第2のご質問は、「日本銀行の『マーケティング』に改善の余地あり」という話を私が紹介したことについて、具体的にはどういうやり取りだったかということかと思う。それは、「ここをこう改善せよ」というご指摘を受けたということではなく、情報サービス局が実施したアンケート調査の中で、例えば、「日本銀行が最近あるいは昔から実施している政策・業務の例としてこういうものがあるが、知っているか」との問いに対し、知っているとの回答率が低かったということが懇談会の出席者から指摘され、私もその通りであるとお答えしたということである。

資産担保証券あるいはABCP等についてのやり取りはどういうものであったかという第3のご質問については、例えば、中小企業関係の売掛債権について証券化する、それを場合によっては日本銀行が一部買入れるというようなことについて、歓迎する方向でのご意見も一部出たし、他方、そんなことは民間の金融システムでできるので、中央銀行は——具体的に何をとはおっしゃらなかったが——、もう少し違うことをしたらどうかというご意見も頂いた。私からは、それを間違いないように見極めてから、やるべきことがあるなら、私共はそれを決めるとお答えした。

【問】

先程、資産価格の支持政策と日本銀行の自己資本比率との関連について話があったが、最近、与党からETF等を買ったらどうかというような声が出ていることを考える際にも、論点は同じということで良いのか。また、金融仲介機能の回復に関して、公的資金の予防的注入ということも一部で話が出ているが、どのように考えているか。

【答】

先程、資産価格の支持政策に関連して申し上げたことは、株ないしETF購入に関する色々なご意見を考える際にも、同様にあてはまるように思う。

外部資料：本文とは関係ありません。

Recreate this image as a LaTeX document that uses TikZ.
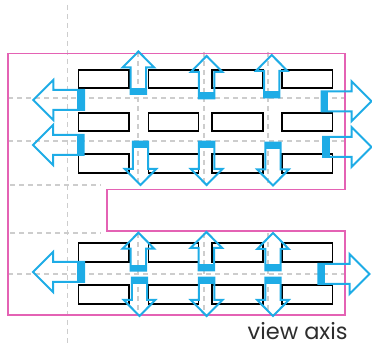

金融システムへの公的資金注入については、考えるべき大事なポイントの1つとは思うが、現在の金融システムの問題がそれだけで解決する訳ではないと思っている。つまり、それをやると同時に考えなければならないこともあるように思う。

【問】

株価がこのところ不安定な情勢であるが、年度末とか9月末と比較すると、現状の不安定な株価が金融システムにもたらす影響というか、心配の度合いはそれほど大きくないということで良いか。銀行にしてみれば、市場から資金調達ができるか預金の流出がなければ、生存することができるし、流動性がこれだけジャブジャブしている状況下で、先般の日銀短観にも現れていたように、企業金融には逼迫感があまりない。しかしながら、流動性があって金融システム上の不安が顕現化していないことと、(金融システムに対する)危機感が小さくなっていることとは別の問題であるように思うが、この点についての認識を伺いたい。

【答】

私共も、昨年度末にかけて企業金融が厳しくなっていくというリスクについて非常に心配し、注意深くみていた訳である。しかし、色々なことが重なり——例えば、増資ができたとか、銀行が持っている株のポジションをある程度下げてきたといった要因があって——、昨年度末は企業金融にそれほど厳しい引き締まり感なく通過できたというように思っている。ただ、だからといって、金融システムの問題が根っこから改善しつつあるという認識にないことは、おっしゃる通りである。